The Middle Waterway (Simpson/Trustees) site is a 3.3-acre nearshore area, on property owned by Simpson Tacoma Land Company and situated in a highly industrialized area in Commencement Bay, at the southeast end of the Middle Waterway. The project is located in proximity, and functionally related to, the intertidal habitat constructed in 1988 as part of the St. Paul Waterway Area Remedial Action and Habitat Restoration Project conducted by Simpson and Champion International Corporation (now International Paper Company) at the north end of the Tacoma Kraft mill, as well as other intertidal and subtidal areas near the Puyallup River delta. Under the St. Paul Waterway Natural Resource Damage settlement agreement, Simpson and Champion funded the completion of the Middle Waterway Shore Restoration Project. The Project was selected and proposed by a project planning group consisting of Simpson, Champion, the Trustees, and other cooperating federal and state agencies.
The primary objective of the project was to provide estuarine habitat, in perpetuity, that is adjacent to one of the largest remaining areas of original Commencement Bay intertidal mudflat. Under the original settlement agreement, monitoring at the site was initiated in 1994, prior to site construction, and continued through the summer of 2000. Site construction was initiated in early 1995 and planting was undertaken between October 1995 and May 1996. In the summer of 1999, the Trustees assumed management responsibilities for the site and, in the fall, conducted additional adaptive management activities to promote the establishment of intertidal vegetation by regarding a portion of the site and by organic soil amendment, followed by supplemental planting in the spring of 2000.
Lower elevations at the site are functioning as mudflat habitats with patchy but extensive cover of microalgae, macroalgae, and a few species of vascular plants.
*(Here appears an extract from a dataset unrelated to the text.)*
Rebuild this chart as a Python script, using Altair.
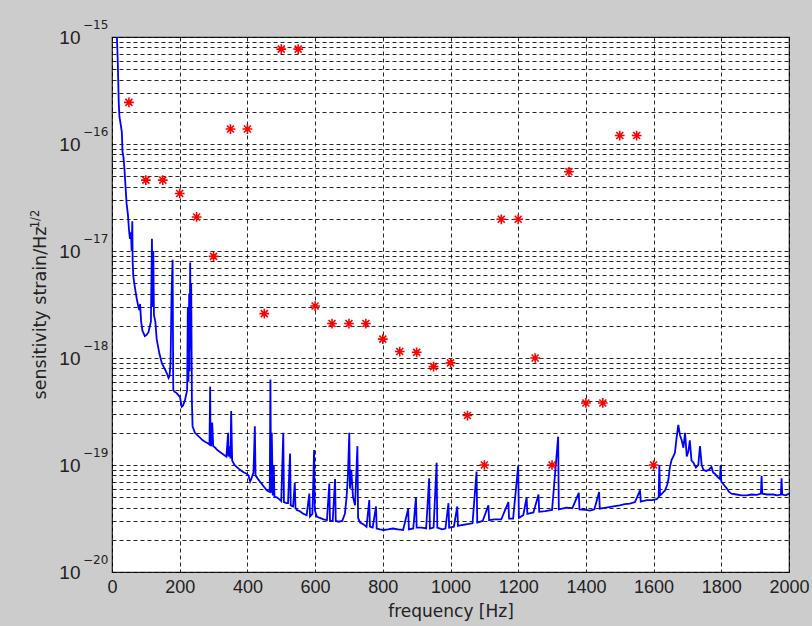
import altair as alt
import pandas as pd

# ---- blue sensitivity curve (frequency in Hz, strain/Hz^1/2) ----
curve_freq = [
    14, 17, 20, 22, 26, 29, 31, 34, 37, 40, 43, 47, 50, 53, 56, 58, 60, 61, 63, 68,
    73, 78, 81, 83, 86, 90, 97, 103, 108, 115, 118, 120, 122, 124, 128, 132, 140, 147, 155, 162,
    167, 170, 173, 176, 179, 181, 186, 191, 196, 201, 206, 210, 216, 222, 224, 226, 228, 229, 231, 232,
    234, 236, 238, 245, 252, 260, 268, 275, 283, 288, 290, 291, 293, 296, 299, 305, 309, 315, 322, 330,
    338, 343, 344, 348, 350, 352, 355, 362, 368, 375, 383, 390, 398, 403, 408, 412, 418, 422, 424, 430,
    440, 450, 457, 466, 468, 470, 472, 475, 478, 480, 486, 494, 500, 506, 508, 515, 520, 526, 528, 535,
    540, 542, 546, 555, 565, 575, 583, 585, 592, 594, 597, 599, 605, 614, 625, 635, 642, 644, 652, 659,
    661, 670, 680, 688, 693, 697, 701, 703, 707, 712, 718, 725, 727, 733, 742, 752, 760, 762, 770, 780,
    782, 792, 802, 815, 830, 845, 860, 875, 877, 890, 898, 900, 915, 928, 937, 939, 950, 959, 961, 975,
    985, 994, 996, 1010, 1020, 1022, 1035, 1050, 1065, 1077, 1079, 1095, 1112, 1114, 1130, 1150, 1171, 1173, 1185, 1200,
    1202, 1215, 1225, 1227, 1245, 1260, 1262, 1280, 1300, 1318, 1320, 1343, 1360, 1379, 1381, 1400, 1412, 1425, 1439, 1441,
    1460, 1481, 1500, 1515, 1530, 1545, 1560, 1562, 1580, 1595, 1609, 1615, 1617, 1619, 1627, 1634, 1640, 1644, 1648, 1653,
    1658, 1663, 1668, 1673, 1678, 1683, 1688, 1693, 1698, 1703, 1707, 1712, 1718, 1725, 1732, 1737, 1742, 1747, 1755, 1763,
    1771, 1776, 1781, 1788, 1796, 1798, 1800, 1808, 1816, 1823, 1830, 1845, 1860, 1875, 1890, 1905, 1917, 1919, 1921, 1935,
    1954, 1965, 1976, 1978, 1980, 1990, 2000,
]
curve_strain = [
    1.1e-15, 6e-16, 2.4e-16, 1.8e-16, 1.5e-16, 1.3e-16, 8.5e-17, 7.5e-17, 5.7e-17, 4.0e-17,
    2.8e-17, 2.2e-17, 1.6e-17, 1.3e-17, 1.5e-17, 1.0e-17, 1.9e-17, 8e-18, 5.8e-18, 4.5e-18,
    3.6e-18, 3.0e-18, 2.8e-18, 3.2e-18, 2.2e-18, 1.8e-18, 1.6e-18, 1.65e-18, 1.75e-18, 2.2e-18,
    1.3e-17, 3e-18, 1.0e-17, 2.5e-18, 2.2e-18, 1.5e-18, 1.1e-18, 9e-19, 8e-19, 7.2e-19,
    6.5e-19, 6.8e-19, 9e-19, 4e-18, 8.3e-18, 5e-19, 4.8e-19, 4.7e-19, 4.5e-19, 4.3e-19,
    3.5e-19, 3.6e-19, 4.1e-19, 5e-19, 3e-18, 6e-19, 4e-18, 7.5e-19, 7.8e-18, 1.2e-18,
    5e-18, 4e-19, 2.3e-19, 2.0e-19, 1.9e-19, 1.8e-19, 1.7e-19, 1.65e-19, 1.6e-19, 1.55e-19,
    5.4e-19, 1.6e-19, 1.5e-19, 2.5e-19, 1.5e-19, 1.45e-19, 1.4e-19, 1.35e-19, 1.3e-19, 1.25e-19,
    1.2e-19, 2.0e-19, 1.2e-19, 1.5e-19, 1.15e-19, 3.2e-19, 1.1e-19, 1.0e-19, 9.6e-20, 9.2e-20,
    8.8e-20, 8.5e-20, 8.3e-20, 8.0e-20, 7.0e-20, 7.5e-20, 8.5e-20, 2.3e-19, 8e-20, 7.5e-20,
    6.8e-20, 6.2e-20, 5.8e-20, 5.6e-20, 6.3e-19, 5.5e-20, 2.0e-19, 5.2e-20, 1.0e-19, 5.0e-20,
    5.0e-20, 4.8e-20, 4.6e-20, 2.0e-19, 4.5e-20, 4.4e-20, 4.4e-20, 1.28e-19, 4.2e-20, 4.1e-20,
    6.8e-20, 4.0e-20, 3.8e-20, 3.7e-20, 3.5e-20, 3.4e-20, 5.4e-20, 3.3e-20, 3.5e-20, 6e-20,
    1.38e-19, 3.8e-20, 3.3e-20, 3.2e-20, 3.1e-20, 3.05e-20, 6.7e-20, 3.0e-20, 3.0e-20, 7.4e-20,
    3.0e-20, 2.95e-20, 3.0e-20, 3.5e-20, 5e-20, 8e-20, 2.0e-19, 6e-20, 9e-20, 5e-20,
    4.2e-20, 1.5e-19, 3.2e-20, 2.9e-20, 2.8e-20, 2.65e-20, 4.7e-20, 2.65e-20, 2.6e-20, 4.1e-20,
    2.55e-20, 2.5e-20, 2.47e-20, 2.5e-20, 2.55e-20, 2.5e-20, 2.47e-20, 3.9e-20, 2.5e-20, 2.55e-20,
    5.0e-20, 2.6e-20, 2.6e-20, 2.55e-20, 7.5e-20, 2.55e-20, 2.6e-20, 1.05e-19, 2.6e-20, 2.5e-20,
    2.55e-20, 4.4e-20, 2.6e-20, 2.65e-20, 4.1e-20, 2.7e-20, 2.75e-20, 2.8e-20, 2.85e-20, 8.7e-20,
    2.9e-20, 3.0e-20, 4.2e-20, 3.05e-20, 3.1e-20, 3.1e-20, 4.5e-20, 3.15e-20, 3.15e-20, 9.9e-20,
    3.2e-20, 3.4e-20, 5.0e-20, 3.5e-20, 3.6e-20, 5.3e-20, 3.65e-20, 3.7e-20, 3.8e-20, 1.84e-19,
    3.85e-20, 4.0e-20, 3.95e-20, 5.5e-20, 3.85e-20, 3.8e-20, 3.75e-20, 3.85e-20, 5.6e-20, 3.9e-20,
    4.0e-20, 4.1e-20, 4.2e-20, 4.3e-20, 4.35e-20, 4.5e-20, 5.8e-20, 4.55e-20, 4.7e-20, 4.7e-20,
    4.8e-20, 5.0e-20, 1.0e-19, 5.2e-20, 5.5e-20, 5.8e-20, 6.5e-20, 7.4e-20, 9.5e-20, 1.11e-19,
    1.2e-19, 1.3e-19, 1.8e-19, 2.37e-19, 1.9e-19, 1.7e-19, 1.45e-19, 2.0e-19, 1.2e-19, 1.35e-19,
    1.7e-19, 1.1e-19, 1.05e-19, 9.5e-20, 1.0e-19, 1.5e-19, 1.0e-19, 9.0e-20, 8.8e-20, 9.0e-20,
    9.6e-20, 8.5e-20, 8.3e-20, 7.8e-20, 7.4e-20, 1.0e-19, 7.0e-20, 6.5e-20, 6.05e-20, 5.6e-20,
    5.4e-20, 5.3e-20, 5.2e-20, 5.2e-20, 5.3e-20, 5.25e-20, 5.4e-20, 7.9e-20, 5.4e-20, 5.3e-20,
    5.3e-20, 5.2e-20, 5.3e-20, 7.5e-20, 5.3e-20, 5.2e-20, 5.4e-20,
]

# ---- red asterisks ----
point_freq = [50, 100, 150, 200, 250, 300, 350, 400, 450, 500, 550, 600, 650, 700, 750, 800,
              850, 900, 950, 1000, 1050, 1100, 1150, 1200, 1250, 1300, 1350, 1400, 1450, 1500, 1550, 1600]
point_strain = [2.45e-16, 4.6e-17, 4.6e-17, 3.45e-17, 2.08e-17, 8.9e-18, 1.38e-16, 1.38e-16,
                2.6e-18, 7.7e-16, 7.7e-16, 3.06e-18, 2.1e-18, 2.1e-18, 2.1e-18, 1.5e-18,
                1.15e-18, 1.13e-18, 8.3e-19, 9.0e-19, 2.9e-19, 1.0e-19, 1.98e-17, 1.98e-17,
                1.0e-18, 1.0e-19, 5.5e-17, 3.8e-19, 3.8e-19, 1.2e-16, 1.2e-16, 1.0e-19]

# ---- axes ----
x_ticks = [0, 200, 400, 600, 800, 1000, 1200, 1400, 1600, 1800, 2000]
decade_exponents = [-20, -19, -18, -17, -16, -15]
minor_multipliers = [1, 2, 3, 4, 5, 6, 7, 8, 9]

y_grid_values = [m * 10.0 ** e for e in decade_exponents[:-1] for m in minor_multipliers] + [1e-15]

FONT = "Liberation Sans"
TFONT = "DejaVu Sans"

curve_df = pd.DataFrame({"freq": curve_freq, "strain": curve_strain})
points_df = pd.DataFrame({"freq": point_freq, "strain": point_strain})
exp_df = pd.DataFrame({
    "strain": [10.0 ** e for e in decade_exponents],
    "label": ["\u2212" + str(abs(e)) for e in decade_exponents],
})

x_scale = alt.Scale(domain=[0, 2000], nice=False, zero=False)
y_scale = alt.Scale(type="log", domain=[1e-20, 1e-15], nice=False)

x_axis = alt.Axis(
    values=x_ticks, format="d", title="frequency [Hz]", grid=True, gridDash=[4, 3],
    gridColor="#000000", gridOpacity=0.85, tickSize=0, domain=False, labelFont=FONT,
    labelFontSize=18, labelColor="#222222", labelPadding=6, titleFont=TFONT, titleFontSize=17,
    titleFontWeight="normal", titleColor="#222222", titlePadding=7, labelFlush=False,
)
y_axis = alt.Axis(
    values=y_grid_values, title=None, grid=True, gridDash=[4, 3], gridColor="#000000",
    gridOpacity=0.85, tickSize=0, domain=False, labelFont=FONT, labelFontSize=19,
    labelColor="#222222", labelPadding=32, labelOverlap=False, labelFlush=False,
    labelExpr="abs(log(datum.value)/LN10 - round(log(datum.value)/LN10)) < 0.001 ? '10' : ''",
)

curve = alt.Chart(curve_df).mark_line(color="#0000ff", strokeWidth=1.8, clip=True).encode(
    x=alt.X("freq:Q", scale=x_scale, axis=x_axis),
    y=alt.Y("strain:Q", scale=y_scale, axis=y_axis),
    order="freq:Q",
)

asterisk = "M-1,0L1,0M0,-1L0,1M-0.72,-0.72L0.72,0.72M-0.72,0.72L0.72,-0.72"
points = alt.Chart(points_df).mark_point(
    shape=asterisk, filled=False, color="#ff0000", strokeWidth=1.6, size=95, opacity=1
).encode(
    x=alt.X("freq:Q", scale=x_scale),
    y=alt.Y("strain:Q", scale=y_scale),
)

exponents = alt.Chart(exp_df).mark_text(
    align="left", baseline="middle", dy=-12, fontSize=12, font=TFONT, color="#222222"
).encode(
    x=alt.value(-29),
    y=alt.Y("strain:Q", scale=y_scale),
    text="label:N",
)

ytitle = alt.Chart(alt.Data(values=[{}])).mark_text(
    angle=270, align="center", baseline="middle", fontSize=17.5, font=TFONT, color="#222222"
).encode(x=alt.value(-71), y=alt.value(276), text=alt.value("sensitivity strain/Hz"))

ytitle_sup = alt.Chart(alt.Data(values=[{}])).mark_text(
    angle=270, align="center", baseline="middle", fontSize=11.5, font=TFONT, color="#222222"
).encode(x=alt.value(-76), y=alt.value(182), text=alt.value("1/2"))

chart = alt.layer(curve, points, exponents, ytitle, ytitle_sup).properties(
    width=677,
    height=535,
    background="#cccccc",
    autosize=alt.AutoSizeParams(type="none"),
    padding={"left": 112, "top": 37, "right": 23, "bottom": 54},
).configure_view(stroke="#222222", strokeWidth=1.2, fill="#ffffff")

chart.save("out.html", embed_options={"renderer": "svg", "actions": False})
These species generate primary production and organic matter (detritus) that are consumed by bacteria and primary consumers (herbivores and detritivores) which, in turn, provide food for secondary consumers such as benthic invertebrates, juvenile salmon, flatfish, and shorebirds. Buffer and riparian vegetation planted at the site is surviving but physical and biological stresses including high salinity, sandy soils, wave action, and herbivory by geese have hampered the establishment of mid- and upper-intertidal vegetation. Adaptive management measures have been undertaken by the Trustees to ameliorate some of these stresses.